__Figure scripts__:
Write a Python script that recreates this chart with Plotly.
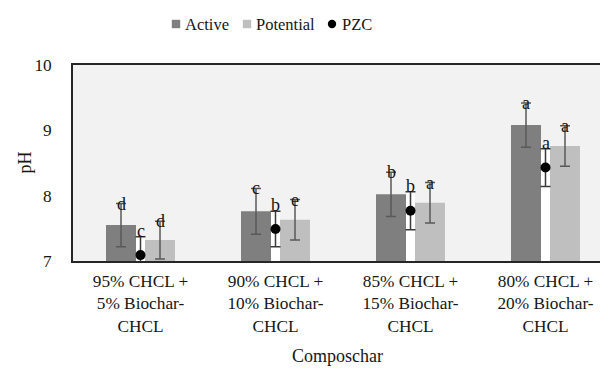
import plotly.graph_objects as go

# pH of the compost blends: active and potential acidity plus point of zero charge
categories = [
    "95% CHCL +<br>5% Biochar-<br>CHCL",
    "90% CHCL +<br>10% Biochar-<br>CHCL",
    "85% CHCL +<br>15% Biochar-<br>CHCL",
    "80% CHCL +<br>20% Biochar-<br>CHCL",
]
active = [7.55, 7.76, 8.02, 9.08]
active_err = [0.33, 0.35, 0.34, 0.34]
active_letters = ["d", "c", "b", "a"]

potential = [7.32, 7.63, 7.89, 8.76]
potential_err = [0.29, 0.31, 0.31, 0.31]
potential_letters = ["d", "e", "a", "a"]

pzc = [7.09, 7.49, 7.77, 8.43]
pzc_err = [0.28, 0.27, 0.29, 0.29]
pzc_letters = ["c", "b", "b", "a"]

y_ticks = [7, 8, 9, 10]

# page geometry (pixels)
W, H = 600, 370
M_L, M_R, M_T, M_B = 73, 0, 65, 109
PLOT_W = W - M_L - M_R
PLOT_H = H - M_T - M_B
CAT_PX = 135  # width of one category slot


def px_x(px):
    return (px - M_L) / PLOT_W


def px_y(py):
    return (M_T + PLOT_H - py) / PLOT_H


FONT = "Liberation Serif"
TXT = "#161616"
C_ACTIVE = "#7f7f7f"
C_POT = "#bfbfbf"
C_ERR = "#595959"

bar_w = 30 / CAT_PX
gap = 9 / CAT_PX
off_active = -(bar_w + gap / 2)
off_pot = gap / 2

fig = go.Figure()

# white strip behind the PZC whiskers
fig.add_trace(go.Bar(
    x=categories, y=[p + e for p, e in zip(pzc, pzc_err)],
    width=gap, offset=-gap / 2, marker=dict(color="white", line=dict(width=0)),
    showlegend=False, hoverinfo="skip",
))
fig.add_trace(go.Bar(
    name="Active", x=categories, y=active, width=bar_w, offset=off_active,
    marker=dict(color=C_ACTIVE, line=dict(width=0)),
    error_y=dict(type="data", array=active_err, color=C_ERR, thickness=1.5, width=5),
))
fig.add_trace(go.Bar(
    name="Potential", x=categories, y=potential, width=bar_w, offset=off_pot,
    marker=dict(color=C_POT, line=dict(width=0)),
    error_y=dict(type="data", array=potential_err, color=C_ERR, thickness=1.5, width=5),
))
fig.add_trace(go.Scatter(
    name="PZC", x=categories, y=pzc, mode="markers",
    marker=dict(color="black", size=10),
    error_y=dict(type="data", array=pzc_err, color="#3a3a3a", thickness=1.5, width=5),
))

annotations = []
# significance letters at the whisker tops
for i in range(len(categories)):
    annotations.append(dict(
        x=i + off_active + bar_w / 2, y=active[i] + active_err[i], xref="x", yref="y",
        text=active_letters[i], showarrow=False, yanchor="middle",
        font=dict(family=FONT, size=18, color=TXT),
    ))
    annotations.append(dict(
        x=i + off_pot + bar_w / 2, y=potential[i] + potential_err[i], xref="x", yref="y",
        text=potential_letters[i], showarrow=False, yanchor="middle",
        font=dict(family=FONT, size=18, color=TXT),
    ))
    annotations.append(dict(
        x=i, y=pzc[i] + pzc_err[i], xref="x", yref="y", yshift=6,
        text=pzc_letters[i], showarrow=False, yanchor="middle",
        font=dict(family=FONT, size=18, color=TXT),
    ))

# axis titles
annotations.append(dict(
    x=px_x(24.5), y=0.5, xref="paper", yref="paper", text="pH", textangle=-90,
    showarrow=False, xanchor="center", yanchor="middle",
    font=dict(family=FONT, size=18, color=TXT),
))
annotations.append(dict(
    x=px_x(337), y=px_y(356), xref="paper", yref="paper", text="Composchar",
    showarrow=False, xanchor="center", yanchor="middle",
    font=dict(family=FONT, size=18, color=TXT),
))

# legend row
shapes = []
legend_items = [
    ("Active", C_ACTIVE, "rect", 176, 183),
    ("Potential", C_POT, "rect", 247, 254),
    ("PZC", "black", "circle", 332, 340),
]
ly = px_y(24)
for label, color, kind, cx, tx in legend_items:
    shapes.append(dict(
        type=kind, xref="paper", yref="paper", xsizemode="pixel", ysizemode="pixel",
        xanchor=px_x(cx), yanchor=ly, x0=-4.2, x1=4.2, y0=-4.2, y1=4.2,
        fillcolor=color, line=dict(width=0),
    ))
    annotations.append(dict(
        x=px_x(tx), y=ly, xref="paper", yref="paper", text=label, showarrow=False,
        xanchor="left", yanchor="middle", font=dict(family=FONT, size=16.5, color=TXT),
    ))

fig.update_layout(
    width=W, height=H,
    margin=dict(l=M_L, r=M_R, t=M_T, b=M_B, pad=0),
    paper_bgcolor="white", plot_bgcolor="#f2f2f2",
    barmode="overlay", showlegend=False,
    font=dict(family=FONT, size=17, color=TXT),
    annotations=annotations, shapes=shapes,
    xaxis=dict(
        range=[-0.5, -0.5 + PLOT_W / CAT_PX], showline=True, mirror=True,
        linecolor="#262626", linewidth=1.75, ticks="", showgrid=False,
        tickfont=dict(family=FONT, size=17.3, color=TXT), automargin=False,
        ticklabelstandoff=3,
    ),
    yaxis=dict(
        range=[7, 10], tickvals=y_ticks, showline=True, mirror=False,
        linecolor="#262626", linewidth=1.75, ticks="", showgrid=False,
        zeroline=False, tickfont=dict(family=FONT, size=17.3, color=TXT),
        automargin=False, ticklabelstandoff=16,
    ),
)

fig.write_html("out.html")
--
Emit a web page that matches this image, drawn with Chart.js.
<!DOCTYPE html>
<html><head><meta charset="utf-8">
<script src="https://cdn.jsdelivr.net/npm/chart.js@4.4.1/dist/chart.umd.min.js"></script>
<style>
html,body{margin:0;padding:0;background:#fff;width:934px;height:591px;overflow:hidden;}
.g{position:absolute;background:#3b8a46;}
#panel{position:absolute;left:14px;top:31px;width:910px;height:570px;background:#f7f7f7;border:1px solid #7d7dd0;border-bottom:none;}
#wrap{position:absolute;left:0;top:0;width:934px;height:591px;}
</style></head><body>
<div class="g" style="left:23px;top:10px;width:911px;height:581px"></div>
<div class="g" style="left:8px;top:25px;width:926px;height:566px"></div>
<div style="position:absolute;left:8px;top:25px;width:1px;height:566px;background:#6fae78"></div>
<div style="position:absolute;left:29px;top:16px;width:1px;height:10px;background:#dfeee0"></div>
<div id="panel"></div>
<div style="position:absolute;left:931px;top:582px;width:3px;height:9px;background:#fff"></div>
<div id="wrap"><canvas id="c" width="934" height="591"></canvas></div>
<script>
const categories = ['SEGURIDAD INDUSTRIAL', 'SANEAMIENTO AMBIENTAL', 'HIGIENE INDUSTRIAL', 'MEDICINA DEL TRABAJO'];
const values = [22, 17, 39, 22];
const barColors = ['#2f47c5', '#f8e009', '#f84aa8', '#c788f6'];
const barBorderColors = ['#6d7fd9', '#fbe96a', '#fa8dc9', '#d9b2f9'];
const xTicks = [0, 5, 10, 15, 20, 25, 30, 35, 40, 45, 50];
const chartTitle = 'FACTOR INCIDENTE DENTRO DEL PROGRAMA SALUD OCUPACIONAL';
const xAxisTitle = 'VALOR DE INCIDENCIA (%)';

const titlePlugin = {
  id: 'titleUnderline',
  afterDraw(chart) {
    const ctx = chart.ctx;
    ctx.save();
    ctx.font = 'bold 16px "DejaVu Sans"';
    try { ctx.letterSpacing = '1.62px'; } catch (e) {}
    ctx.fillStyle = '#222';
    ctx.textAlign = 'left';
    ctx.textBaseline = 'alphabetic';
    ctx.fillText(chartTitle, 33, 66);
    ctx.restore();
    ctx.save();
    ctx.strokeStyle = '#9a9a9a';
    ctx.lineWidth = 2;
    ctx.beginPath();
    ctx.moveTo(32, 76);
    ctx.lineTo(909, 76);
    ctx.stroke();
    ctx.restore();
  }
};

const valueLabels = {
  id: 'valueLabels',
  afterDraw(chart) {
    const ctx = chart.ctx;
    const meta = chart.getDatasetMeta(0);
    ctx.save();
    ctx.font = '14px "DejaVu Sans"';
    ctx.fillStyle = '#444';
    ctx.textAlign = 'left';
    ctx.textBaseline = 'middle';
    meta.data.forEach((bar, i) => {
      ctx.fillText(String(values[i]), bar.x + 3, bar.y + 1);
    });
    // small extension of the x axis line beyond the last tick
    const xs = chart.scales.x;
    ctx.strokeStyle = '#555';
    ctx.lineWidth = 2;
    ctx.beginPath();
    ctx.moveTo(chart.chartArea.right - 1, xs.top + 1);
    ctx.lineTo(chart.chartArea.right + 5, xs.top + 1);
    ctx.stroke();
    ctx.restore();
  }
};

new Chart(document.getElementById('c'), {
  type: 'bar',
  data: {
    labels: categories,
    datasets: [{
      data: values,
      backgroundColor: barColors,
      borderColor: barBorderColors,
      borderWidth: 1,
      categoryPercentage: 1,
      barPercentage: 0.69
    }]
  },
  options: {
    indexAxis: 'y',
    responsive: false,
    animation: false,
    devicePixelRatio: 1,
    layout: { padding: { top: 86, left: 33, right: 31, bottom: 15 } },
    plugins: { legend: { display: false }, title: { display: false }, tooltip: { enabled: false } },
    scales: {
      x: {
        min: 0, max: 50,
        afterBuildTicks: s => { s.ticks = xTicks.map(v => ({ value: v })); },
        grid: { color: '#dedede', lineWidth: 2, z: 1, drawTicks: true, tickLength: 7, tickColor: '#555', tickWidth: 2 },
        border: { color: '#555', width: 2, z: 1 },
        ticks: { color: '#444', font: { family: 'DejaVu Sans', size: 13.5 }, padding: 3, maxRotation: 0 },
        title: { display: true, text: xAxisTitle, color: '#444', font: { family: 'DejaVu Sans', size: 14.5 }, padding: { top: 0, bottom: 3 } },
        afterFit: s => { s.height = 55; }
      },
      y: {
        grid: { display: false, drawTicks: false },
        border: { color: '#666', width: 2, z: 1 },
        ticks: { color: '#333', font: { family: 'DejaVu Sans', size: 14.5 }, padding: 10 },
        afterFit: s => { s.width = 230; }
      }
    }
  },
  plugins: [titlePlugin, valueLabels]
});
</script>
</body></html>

__What needs to be done__:
Copy exactly the material above from the line with "Write a Python" to the line with "import plotly.graph_objects as go", ends included, and nothing else. Leave out any picture.

__Result for this exercise__:
Write a Python script that recreates this chart with Plotly.
import plotly.graph_objects as go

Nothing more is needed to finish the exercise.